Workers Vanguard No. 950 |
15 January 2010 |
In Defense of Science
(Quote of the Week)
The reactionary climate of the post-Soviet world has provided a breeding ground for mysticism, superstition, political and social backwardness and all manner of anti-scientific quackery. In a 1925 speech before the Mendeleyev Congress, which took place amid celebrations of the 200th anniversary of the founding of the Russian Academy of Sciences, Bolshevik leader Leon Trotsky underlined the significance of scientific knowledge for mastering nature, differentiating between natural and social science in bourgeois society. Against those who claimed that the “essence” of reality cannot be learned, Trotsky reasserted the basic materialist concept that the objective world is knowable.
Socialist society, in its relation to scientific and cultural inheritance in general, holds to a far lesser degree an attitude of indifference, or passive acceptance. It can be said that the greater the trust of socialism in sciences devoted to direct study of nature, the greater is its critical distrust in approaching those sciences and pseudo-sciences which are linked closely to the structure of human society, its economic institutions, its state, laws, ethics, etc. Of course, these two spheres are not separated by an impenetrable wall. But at the same time, it is an indisputable fact that the heritage embodied in those sciences which deal not with human society but with “matter”—in natural sciences in the broad sense of the term, and consequently of course in chemistry—is of incomparably greater weight.
The need to know nature is imposed upon men by their need to subordinate nature to themselves. Any digressions in this sphere from objective relationships, which are determined by the properties of matter itself, are corrected by practical experience. This alone seriously guarantees natural sciences, chemical research in particular, from intentional, unintentional, or semideliberate distortions, misinterpretations, and falsifications. Social research primarily devoted its efforts toward justifying historically arisen society, so as to preserve it against the attacks of “destructive theories,” etc. Herein is rooted the apologetic role of the official social sciences of bourgeois society; and this is the reason why their accomplishments are of little value.

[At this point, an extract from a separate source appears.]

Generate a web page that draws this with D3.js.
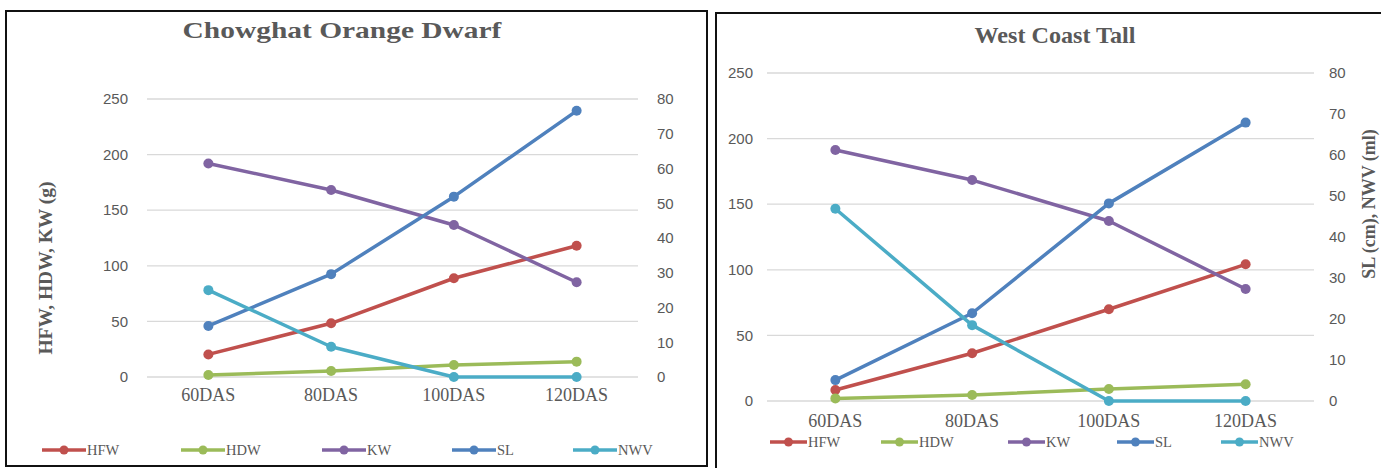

So long as science as a whole remained a “handmaiden of theology,” it could produce valuable results only surreptitiously. This was the case in the Middle Ages. It was during the bourgeois regime, as already pointed out, that the natural sciences gained the possibility of wide development. But social science remained the servant of capitalism .
It is self-evident that if there are no limits to knowledge and mastery of matter, then there is no unknowable “essence.”
Knowledge that arms us with the ability to forecast all possible changes in matter, and endows us with the necessary power of producing these changes—such knowledge does in fact exhaust the essence of matter. The so-called unknowable “essence” is only a generalization of our inadequate knowledge about matter. It is a pseudonym for our ignorance. Dualistic demarcation of unknown matter from its known properties reminds me of the jocular definition of a gold ring as a hole surrounded by precious metal. It is obvious that if we gain knowledge of the precious metal of phenomena and are able to shape it, then we can remain completely indifferent to the “hole” of the substance; and we gladly make a present of it to the archaic philosophers and theologians.